"Around 30 Percent of Global Assets Are Sustainably Managed"
Béatrice Fischer, Head of Communications & Marketing at the Swiss Universal Bank, is also responsible for the bank's offering in the Philanthropy & Sustainable Investments area for our clients. She believes there is considerable potential in the sustainability segment.
Ursula Nötzli Breinlinger: The topic of sustainability is very much in vogue. What should investors understand by the term "sustainable investing"?
Béatrice Fischer: The aim of sustainable investing is to combine financial returns with positive repercussions for the environment and society. The investor strives to build up a comprehensive view that also includes non-financial factors. In investment decisions, the investor also takes into account sustainability aspects, i.e. social factors, the corporate governance of the companies in question, and environmental aspects – also known as the ESG criteria: Environmental, Social, Governance.

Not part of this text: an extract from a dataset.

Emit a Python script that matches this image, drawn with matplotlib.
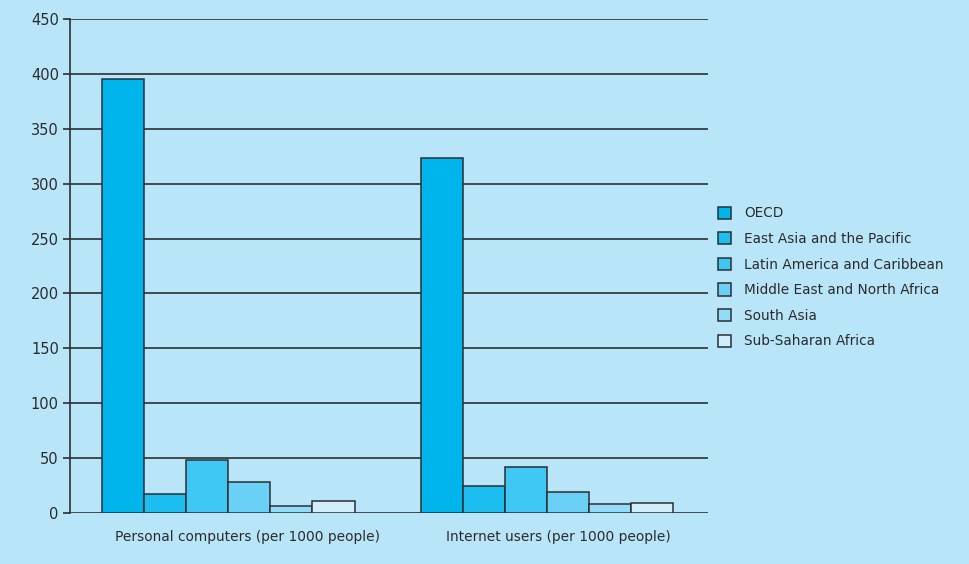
import numpy as np
import matplotlib.pyplot as plt
from matplotlib.transforms import ScaledTranslation

plt.rcParams["font.family"] = ["Liberation Sans Narrow", "DejaVu Sans"]

categories = ["Personal computers (per 1000 people)", "Internet users (per 1000 people)"]
regions = ["OECD", "East Asia and the Pacific", "Latin America and Caribbean",
           "Middle East and North Africa", "South Asia", "Sub-Saharan Africa"]
pc_values = [395, 17, 48, 28, 6, 11]
internet_values = [323, 25, 42, 19, 8, 9.5]
colors = ["#00b4ec", "#1cbef0", "#40c8f4", "#6ad0f6", "#92dcf8", "#d2edfb"]

bg = "#b9e5f9"
edge = "#2b2f33"

fig = plt.figure(figsize=(9.69, 5.64), dpi=100, facecolor=bg)
ax = fig.add_axes([0.0722, 0.0904, 0.6584, 0.8759], facecolor=bg)

x = np.arange(len(categories))
width = 0.132
for i, region in enumerate(regions):
    vals = [pc_values[i], internet_values[i]]
    offset = (i - 2.5) * width - 0.004
    ax.bar(x + offset, vals, width, color=colors[i], edgecolor=edge,
           linewidth=1.1, label=region, zorder=3)

ax.set_xlim(-0.5, 1.5)
ax.set_ylim(0, 450)
ax.set_yticks(range(0, 451, 50))
ax.set_xticks(x)
ax.set_xticklabels(categories, fontsize=9.9, color="#2b2b2b")
ax.tick_params(axis="x", length=0, pad=12)
ax.tick_params(axis="y", length=5, width=1.2, color=edge, labelsize=10.5, labelcolor="#2b2b2b", pad=3)

# the category labels sit a little right of the group centres
for lbl, dx in zip(ax.get_xticklabels(), [0.18, 0.10]):
    lbl.set_transform(lbl.get_transform() + ScaledTranslation(dx, 0, fig.dpi_scale_trans))

ax.yaxis.grid(True, color=edge, linewidth=1.2, zorder=1)
ax.set_axisbelow(True)
for s in ["top", "right", "bottom"]:
    ax.spines[s].set_visible(False)
ax.spines["left"].set_color(edge)
ax.spines["left"].set_linewidth(1.2)

ax.legend(loc="center left", bbox_to_anchor=(1.007, 0.477), frameon=False,
          fontsize=9.8, handlelength=1.0, handleheight=1.0, labelspacing=0.85,
          handletextpad=0.95, borderaxespad=0, labelcolor="#2b2b2b")

fig.savefig("out.png", dpi=100, facecolor=bg)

How popular is sustainable investing in Switzerland?
Viewed in global terms, around 30 percent of professionally managed assets are now managed on a sustainable basis, and the rising trend is very pronounced. In Switzerland the market volume of such assets is still relatively low and currently amounts to around 192 billion Swiss francs. However, the growth rate is remarkable.
How is Credit Suisse positioned in this market?

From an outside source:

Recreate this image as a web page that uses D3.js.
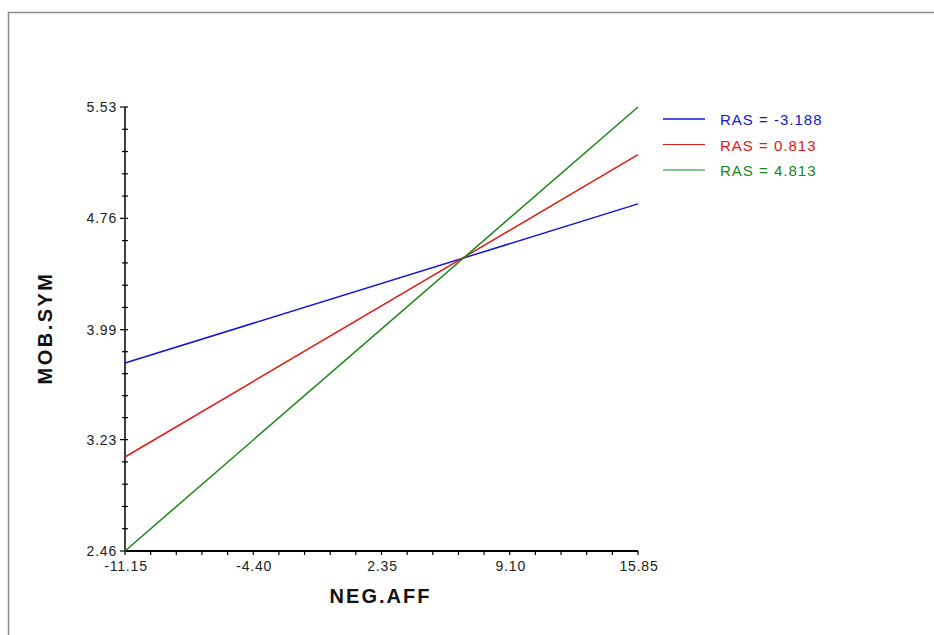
<!DOCTYPE html>
<html>
<head>
<meta charset="utf-8">
<script src="https://cdn.jsdelivr.net/npm/d3@7"></script>
<style>
body{margin:0;background:#fff;}
svg{display:block;font-family:Arial,"Liberation Sans",sans-serif;}
</style>
</head>
<body>
<div id="chart"></div>
<script>

/* data */
const xEnds = [-11.15, 15.85];
const xTicks = [-11.15, -4.40, 2.35, 9.10, 15.85];
const yTicks = [2.46, 3.23, 3.99, 4.76, 5.53];
const seriesNames = ["RAS = -3.188", "RAS = 0.813", "RAS = 4.813"];
const seriesColors = ["#1414d8", "#e01818", "#1a861a"];
const blueVals = [3.76, 4.86];
const redVals = [3.11, 5.20];
const greenVals = [2.46, 5.53];

const W = 934, H = 635;
const margin = {left:125, top:107, right:296, bottom:84};

const svg = d3.select("#chart")
.append("svg")
.attr("width", W)
.attr("height", H);

// frame
svg.append("path")
.attr("d", "M8.5," + H + "V12.5H" + W)
.attr("fill", "none")
.attr("stroke", "#8c8c8c")
.attr("stroke-width", 1.5);

const x = d3.scaleLinear()
.domain([xEnds[0], xEnds[1]])
.range([margin.left, W - margin.right]);

const y = d3.scaleLinear()
.domain([yTicks[0], yTicks[yTicks.length-1]])
.range([H - margin.bottom, margin.top]);

// minor tick positions (5 steps between majors)
function minors(ticks){
const out = [];
for(let i=0;i<ticks.length-1;i++){
for(let k=1;k<5;k++){
out.push(ticks[i] + (ticks[i+1]-ticks[i])*k/5);
}
}
return out;
}

// x axis
const xAxis = svg.append("g")
.attr("transform", "translate(0," + y.range()[0] + ")");

xAxis.append("line")
.attr("x1", x.range()[0]).attr("x2", x.range()[1])
.attr("stroke", "#000").attr("stroke-width", 2);

xAxis.selectAll(".xt")
.data(xTicks.concat(minors(xTicks)))
.enter()
.append("line")
.attr("x1", d => x(d)).attr("x2", d => x(d))
.attr("y1", 0).attr("y2", 4)
.attr("stroke", "#000").attr("stroke-width", 1.2);

xAxis.selectAll("text")
.data(xTicks)
.enter()
.append("text")
.attr("x", d => x(d) + 1)
.attr("y", 20)
.attr("text-anchor", "middle")
.attr("font-size", 14)
.attr("letter-spacing", 0.8)
.attr("fill", "#222")
.text(d => d.toFixed(2));

// y axis
const yAxis = svg.append("g")
.attr("transform", "translate(" + x.range()[0] + ",0)");

yAxis.append("line")
.attr("y1", y.range()[0]).attr("y2", y.range()[1])
.attr("stroke", "#000").attr("stroke-width", 1.5);

yAxis.selectAll(".ymaj")
.data(yTicks)
.enter()
.append("line")
.attr("x1", -5).attr("x2", 3)
.attr("y1", d => y(d)).attr("y2", d => y(d))
.attr("stroke", "#000").attr("stroke-width", 1.2);

yAxis.selectAll(".ymin")
.data(minors(yTicks))
.enter()
.append("line")
.attr("x1", -3).attr("x2", 3)
.attr("y1", d => y(d)).attr("y2", d => y(d))
.attr("stroke", "#000").attr("stroke-width", 1.2);

yAxis.selectAll("text")
.data(yTicks)
.enter()
.append("text")
.attr("x", -8)
.attr("y", d => y(d) + 5)
.attr("text-anchor", "end")
.attr("font-size", 14)
.attr("letter-spacing", 0.8)
.attr("fill", "#222")
.text(d => d.toFixed(2));

// axis titles
svg.append("text")
.attr("x", (x.range()[0] + x.range()[1]) / 2 - 1)
.attr("y", 603)
.attr("text-anchor", "middle")
.attr("font-size", 20)
.attr("letter-spacing", 2)
.attr("font-weight", "bold")
.attr("fill", "#111")
.text("NEG.AFF");

svg.append("text")
.attr("transform", "translate(52," + ((y.range()[0] + y.range()[1]) / 2 - 1) + ") rotate(-90)")
.attr("text-anchor", "middle")
.attr("font-size", 20)
.attr("letter-spacing", 2.5)
.attr("font-weight", "bold")
.attr("fill", "#111")
.text("MOB.SYM");

// lines
const series = [blueVals, redVals, greenVals];

const line = d3.line()
.x((d, i) => x(xEnds[i]))
.y(d => y(d));

svg.selectAll(".series")
.data(series)
.enter()
.append("path")
.attr("d", d => line(d))
.attr("fill", "none")
.attr("stroke", (d, i) => seriesColors[i])
.attr("stroke-width", 1.5);

// legend
const legend = svg.append("g")
.attr("transform", "translate(663,119)");

const item = legend.selectAll("g")
.data(seriesNames)
.enter()
.append("g")
.attr("transform", (d, i) => "translate(0," + (i * 25.5) + ")");

item.append("line")
.attr("x1", 0).attr("x2", 42)
.attr("stroke", (d, i) => seriesColors[i])
.attr("stroke-width", (d, i) => i === 0 ? 1.5 : 1.1);

item.append("text")
.attr("x", 57)
.attr("y", 6)
.attr("font-size", 15)
.attr("letter-spacing", 1)
.attr("fill", (d, i) => seriesColors[i])
.text(d => d);

</script>
</body>
</html>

We have been active in the area of sustainable investing for around 15 years. Credit Suisse now has a market share of just under 12 percent in Switzerland, which makes us the second biggest player in this market. An important step in the development of our sustainability offering was the co-founding of responsability. Responsbility is currently the leading provider of "impact investments" and remains an important partner for us.
We have been active in the area of sustainable investing for around 15 years.
Are there specific client groups that are particularly interested in this topic?
We are witnessing a significant rise in interest in all client groups, both in the private client and institutional client areas. We see considerable potential for the sustainability theme among socially and environmentally aware client groups such as millennials, female investors, and entrepreneurs. The latter are often confronted with sustainability issues in the management of their companies and are developing a corresponding interest in this area. On top of this you have to factor in the 13,000 charitable foundations in Switzerland. They have been obliged by Swiss Foundation Code to align their investments with the specific foundation purpose as well as with sustainability criteria since 2015. Pension funds are also increasingly confronted with a desire on the part of their insured members to invest their retirement assets sustainably. On the basis of the sheer volume of assets under management, this market offers interesting opportunities.
How does Credit Suisse engage with the topic of sustainable investments to give these client groups the most extensive possible offering? How does Credit Suisse make sure to provide these client groups with the most extensive offering?
We offer our clients both sustainable portfolio solutions and sustainable individual products. Two of our flagship sub-areas are Impact Investments and Sustainable Real Estate. Impact Investments focuses on sectors such as microfinance, socially-oriented companies, sustainable agriculture and fair trade, as well as higher education in emerging and developing countries. The Sustainable Real Estate area offers innovative products that invest in climate-neutral properties in both Switzerland and Europe. The potential for sustainable properties is huge, as real estate is responsible for 30 percent of all global CO2 emissions.
Credit Suisse was the first company in Switzerland to operate on a climate-neutral basis, and the bank has operated on a climate-neutral basis globally since 2010.
Credit Suisse is also committed to sustainable development through a number of different initiatives. How do you leverage this expertise and experience for clients when it comes to developing products and solutions?
Microfinance, education, and environmental protection are themes that we make a significant commitment to as a company. Credit Suisse was the first company in Switzerland to operate on a climate-neutral basis, and the bank has operated on a climate-neutral basis globally since 2010. In collaboration with Siemens and Wincasa, we are reducing our CO2 emissions in almost all our 1200 properties. We use the experience gained through this process for product development: We have launched the first sustainable real estate fund in Switzerland and the first climate-neutral real estate fund in Europe. Credit Suisse also plays a pioneering role in the area of environmental protection financing. We work together with NGOs and foundations to develop innovative products in this area. Obviously this also means involving our employees and giving them opportunities to volunteer on sustainability projects.
In the world of finance, the word "sustainable" still conjures up an image of something that is expensive and performs poorly. How would you respond to that?
Credit Suisse would argue that sustainable investments do not suffer from structural underperformance. A number of studies have shown that ESG criteria have a positive impact on risk/return profiles. Incorporating impact investments or real estate building blocks into a portfolio increases diversification, as these instruments have little or no correlation with the traditional financial market. Last but not least, the motivation to invest sustainably is important in itself: Some investors want their portfolios to reflect their personal values. Additionally, institutional clients in particular deliberately use the non-material criteria I mentioned to reduce risks, as these can often have significant financial repercussions.